What you need to do.
Print all the data, keeping every line exactly as it is.

-------- Collected data

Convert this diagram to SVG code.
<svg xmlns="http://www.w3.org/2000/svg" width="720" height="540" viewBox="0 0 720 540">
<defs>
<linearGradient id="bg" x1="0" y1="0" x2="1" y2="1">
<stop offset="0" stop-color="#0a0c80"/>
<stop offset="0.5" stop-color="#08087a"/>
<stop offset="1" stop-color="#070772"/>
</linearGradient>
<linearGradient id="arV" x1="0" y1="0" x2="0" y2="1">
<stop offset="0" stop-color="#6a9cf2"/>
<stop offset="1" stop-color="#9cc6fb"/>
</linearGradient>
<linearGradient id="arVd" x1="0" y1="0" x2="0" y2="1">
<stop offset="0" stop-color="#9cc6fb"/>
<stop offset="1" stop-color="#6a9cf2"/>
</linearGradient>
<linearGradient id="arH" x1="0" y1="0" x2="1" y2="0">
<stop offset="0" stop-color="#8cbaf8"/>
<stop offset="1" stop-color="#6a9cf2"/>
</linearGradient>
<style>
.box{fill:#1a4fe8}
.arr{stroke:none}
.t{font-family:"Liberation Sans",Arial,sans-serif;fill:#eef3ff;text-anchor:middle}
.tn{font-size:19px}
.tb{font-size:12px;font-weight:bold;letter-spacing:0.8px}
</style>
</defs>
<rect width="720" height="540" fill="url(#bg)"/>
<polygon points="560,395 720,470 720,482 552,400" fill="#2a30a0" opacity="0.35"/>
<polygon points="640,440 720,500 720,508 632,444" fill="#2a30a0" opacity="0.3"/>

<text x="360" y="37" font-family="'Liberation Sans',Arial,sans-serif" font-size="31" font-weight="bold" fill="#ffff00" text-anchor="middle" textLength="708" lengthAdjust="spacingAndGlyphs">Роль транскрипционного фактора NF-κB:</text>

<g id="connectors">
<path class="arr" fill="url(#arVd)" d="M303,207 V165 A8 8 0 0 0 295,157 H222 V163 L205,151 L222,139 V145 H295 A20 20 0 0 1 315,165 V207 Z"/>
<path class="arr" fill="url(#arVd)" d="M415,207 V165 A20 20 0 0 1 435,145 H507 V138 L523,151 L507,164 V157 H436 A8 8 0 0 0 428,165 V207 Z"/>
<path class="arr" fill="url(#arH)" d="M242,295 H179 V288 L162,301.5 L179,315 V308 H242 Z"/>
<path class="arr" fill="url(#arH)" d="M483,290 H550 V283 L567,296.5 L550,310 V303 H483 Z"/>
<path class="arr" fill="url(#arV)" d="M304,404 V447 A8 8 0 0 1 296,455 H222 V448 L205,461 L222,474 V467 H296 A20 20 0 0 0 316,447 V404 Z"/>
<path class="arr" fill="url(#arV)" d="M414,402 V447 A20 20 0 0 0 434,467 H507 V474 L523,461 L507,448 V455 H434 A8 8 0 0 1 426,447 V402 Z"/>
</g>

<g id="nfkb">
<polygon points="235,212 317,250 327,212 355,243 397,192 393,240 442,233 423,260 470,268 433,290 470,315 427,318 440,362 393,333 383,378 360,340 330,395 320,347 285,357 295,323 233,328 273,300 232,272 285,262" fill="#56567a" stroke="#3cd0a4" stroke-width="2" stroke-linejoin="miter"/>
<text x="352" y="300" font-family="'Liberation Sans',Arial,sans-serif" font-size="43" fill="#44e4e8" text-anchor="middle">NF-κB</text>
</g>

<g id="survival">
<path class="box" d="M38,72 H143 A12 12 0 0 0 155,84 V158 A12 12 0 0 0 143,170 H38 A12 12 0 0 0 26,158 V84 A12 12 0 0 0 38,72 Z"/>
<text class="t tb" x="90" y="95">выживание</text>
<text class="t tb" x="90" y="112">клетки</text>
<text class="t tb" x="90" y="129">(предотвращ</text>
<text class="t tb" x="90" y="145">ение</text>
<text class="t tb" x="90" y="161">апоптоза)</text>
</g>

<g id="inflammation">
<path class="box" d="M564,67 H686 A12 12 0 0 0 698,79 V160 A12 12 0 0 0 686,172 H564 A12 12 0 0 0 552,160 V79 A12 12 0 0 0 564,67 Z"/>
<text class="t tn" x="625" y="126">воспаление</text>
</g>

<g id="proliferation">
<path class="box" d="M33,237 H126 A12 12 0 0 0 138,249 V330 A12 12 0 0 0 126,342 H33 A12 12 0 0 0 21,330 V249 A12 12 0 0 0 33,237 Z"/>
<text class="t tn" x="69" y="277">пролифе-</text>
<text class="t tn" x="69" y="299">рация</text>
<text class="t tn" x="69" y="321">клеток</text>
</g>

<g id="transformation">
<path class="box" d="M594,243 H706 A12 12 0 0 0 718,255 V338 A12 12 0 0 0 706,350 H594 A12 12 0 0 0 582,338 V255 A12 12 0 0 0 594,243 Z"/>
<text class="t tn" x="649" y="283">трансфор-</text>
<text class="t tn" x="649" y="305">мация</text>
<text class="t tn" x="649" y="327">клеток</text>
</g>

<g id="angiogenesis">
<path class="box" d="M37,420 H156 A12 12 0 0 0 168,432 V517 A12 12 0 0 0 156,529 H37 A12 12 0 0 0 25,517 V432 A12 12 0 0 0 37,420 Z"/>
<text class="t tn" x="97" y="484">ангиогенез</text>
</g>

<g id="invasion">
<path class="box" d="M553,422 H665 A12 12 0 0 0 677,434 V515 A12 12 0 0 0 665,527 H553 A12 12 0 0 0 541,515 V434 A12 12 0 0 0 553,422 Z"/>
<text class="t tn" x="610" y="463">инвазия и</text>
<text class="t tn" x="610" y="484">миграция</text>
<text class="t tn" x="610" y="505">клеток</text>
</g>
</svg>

----------------

Answer to the task.
Convert this diagram to SVG code.
<svg xmlns="http://www.w3.org/2000/svg" width="720" height="540" viewBox="0 0 720 540">
<defs>
<linearGradient id="bg" x1="0" y1="0" x2="1" y2="1">
<stop offset="0" stop-color="#0a0c80"/>
<stop offset="0.5" stop-color="#08087a"/>
<stop offset="1" stop-color="#070772"/>
</linearGradient>
<linearGradient id="arV" x1="0" y1="0" x2="0" y2="1">
<stop offset="0" stop-color="#6a9cf2"/>
<stop offset="1" stop-color="#9cc6fb"/>
</linearGradient>
<linearGradient id="arVd" x1="0" y1="0" x2="0" y2="1">
<stop offset="0" stop-color="#9cc6fb"/>
<stop offset="1" stop-color="#6a9cf2"/>
</linearGradient>
<linearGradient id="arH" x1="0" y1="0" x2="1" y2="0">
<stop offset="0" stop-color="#8cbaf8"/>
<stop offset="1" stop-color="#6a9cf2"/>
</linearGradient>
<style>
.box{fill:#1a4fe8}
.arr{stroke:none}
.t{font-family:"Liberation Sans",Arial,sans-serif;fill:#eef3ff;text-anchor:middle}
.tn{font-size:19px}
.tb{font-size:12px;font-weight:bold;letter-spacing:0.8px}
</style>
</defs>
<rect width="720" height="540" fill="url(#bg)"/>
<polygon points="560,395 720,470 720,482 552,400" fill="#2a30a0" opacity="0.35"/>
<polygon points="640,440 720,500 720,508 632,444" fill="#2a30a0" opacity="0.3"/>

<text x="360" y="37" font-family="'Liberation Sans',Arial,sans-serif" font-size="31" font-weight="bold" fill="#ffff00" text-anchor="middle" textLength="708" lengthAdjust="spacingAndGlyphs">Роль транскрипционного фактора NF-κB:</text>

<g id="connectors">
<path class="arr" fill="url(#arVd)" d="M303,207 V165 A8 8 0 0 0 295,157 H222 V163 L205,151 L222,139 V145 H295 A20 20 0 0 1 315,165 V207 Z"/>
<path class="arr" fill="url(#arVd)" d="M415,207 V165 A20 20 0 0 1 435,145 H507 V138 L523,151 L507,164 V157 H436 A8 8 0 0 0 428,165 V207 Z"/>
<path class="arr" fill="url(#arH)" d="M242,295 H179 V288 L162,301.5 L179,315 V308 H242 Z"/>
<path class="arr" fill="url(#arH)" d="M483,290 H550 V283 L567,296.5 L550,310 V303 H483 Z"/>
<path class="arr" fill="url(#arV)" d="M304,404 V447 A8 8 0 0 1 296,455 H222 V448 L205,461 L222,474 V467 H296 A20 20 0 0 0 316,447 V404 Z"/>
<path class="arr" fill="url(#arV)" d="M414,402 V447 A20 20 0 0 0 434,467 H507 V474 L523,461 L507,448 V455 H434 A8 8 0 0 1 426,447 V402 Z"/>
</g>

<g id="nfkb">
<polygon points="235,212 317,250 327,212 355,243 397,192 393,240 442,233 423,260 470,268 433,290 470,315 427,318 440,362 393,333 383,378 360,340 330,395 320,347 285,357 295,323 233,328 273,300 232,272 285,262" fill="#56567a" stroke="#3cd0a4" stroke-width="2" stroke-linejoin="miter"/>
<text x="352" y="300" font-family="'Liberation Sans',Arial,sans-serif" font-size="43" fill="#44e4e8" text-anchor="middle">NF-κB</text>
</g>

<g id="survival">
<path class="box" d="M38,72 H143 A12 12 0 0 0 155,84 V158 A12 12 0 0 0 143,170 H38 A12 12 0 0 0 26,158 V84 A12 12 0 0 0 38,72 Z"/>
<text class="t tb" x="90" y="95">выживание</text>
<text class="t tb" x="90" y="112">клетки</text>
<text class="t tb" x="90" y="129">(предотвращ</text>
<text class="t tb" x="90" y="145">ение</text>
<text class="t tb" x="90" y="161">апоптоза)</text>
</g>

<g id="inflammation">
<path class="box" d="M564,67 H686 A12 12 0 0 0 698,79 V160 A12 12 0 0 0 686,172 H564 A12 12 0 0 0 552,160 V79 A12 12 0 0 0 564,67 Z"/>
<text class="t tn" x="625" y="126">воспаление</text>
</g>

<g id="proliferation">
<path class="box" d="M33,237 H126 A12 12 0 0 0 138,249 V330 A12 12 0 0 0 126,342 H33 A12 12 0 0 0 21,330 V249 A12 12 0 0 0 33,237 Z"/>
<text class="t tn" x="69" y="277">пролифе-</text>
<text class="t tn" x="69" y="299">рация</text>
<text class="t tn" x="69" y="321">клеток</text>
</g>

<g id="transformation">
<path class="box" d="M594,243 H706 A12 12 0 0 0 718,255 V338 A12 12 0 0 0 706,350 H594 A12 12 0 0 0 582,338 V255 A12 12 0 0 0 594,243 Z"/>
<text class="t tn" x="649" y="283">трансфор-</text>
<text class="t tn" x="649" y="305">мация</text>
<text class="t tn" x="649" y="327">клеток</text>
</g>

<g id="angiogenesis">
<path class="box" d="M37,420 H156 A12 12 0 0 0 168,432 V517 A12 12 0 0 0 156,529 H37 A12 12 0 0 0 25,517 V432 A12 12 0 0 0 37,420 Z"/>
<text class="t tn" x="97" y="484">ангиогенез</text>
</g>

<g id="invasion">
<path class="box" d="M553,422 H665 A12 12 0 0 0 677,434 V515 A12 12 0 0 0 665,527 H553 A12 12 0 0 0 541,515 V434 A12 12 0 0 0 553,422 Z"/>
<text class="t tn" x="610" y="463">инвазия и</text>
<text class="t tn" x="610" y="484">миграция</text>
<text class="t tn" x="610" y="505">клеток</text>
</g>
</svg>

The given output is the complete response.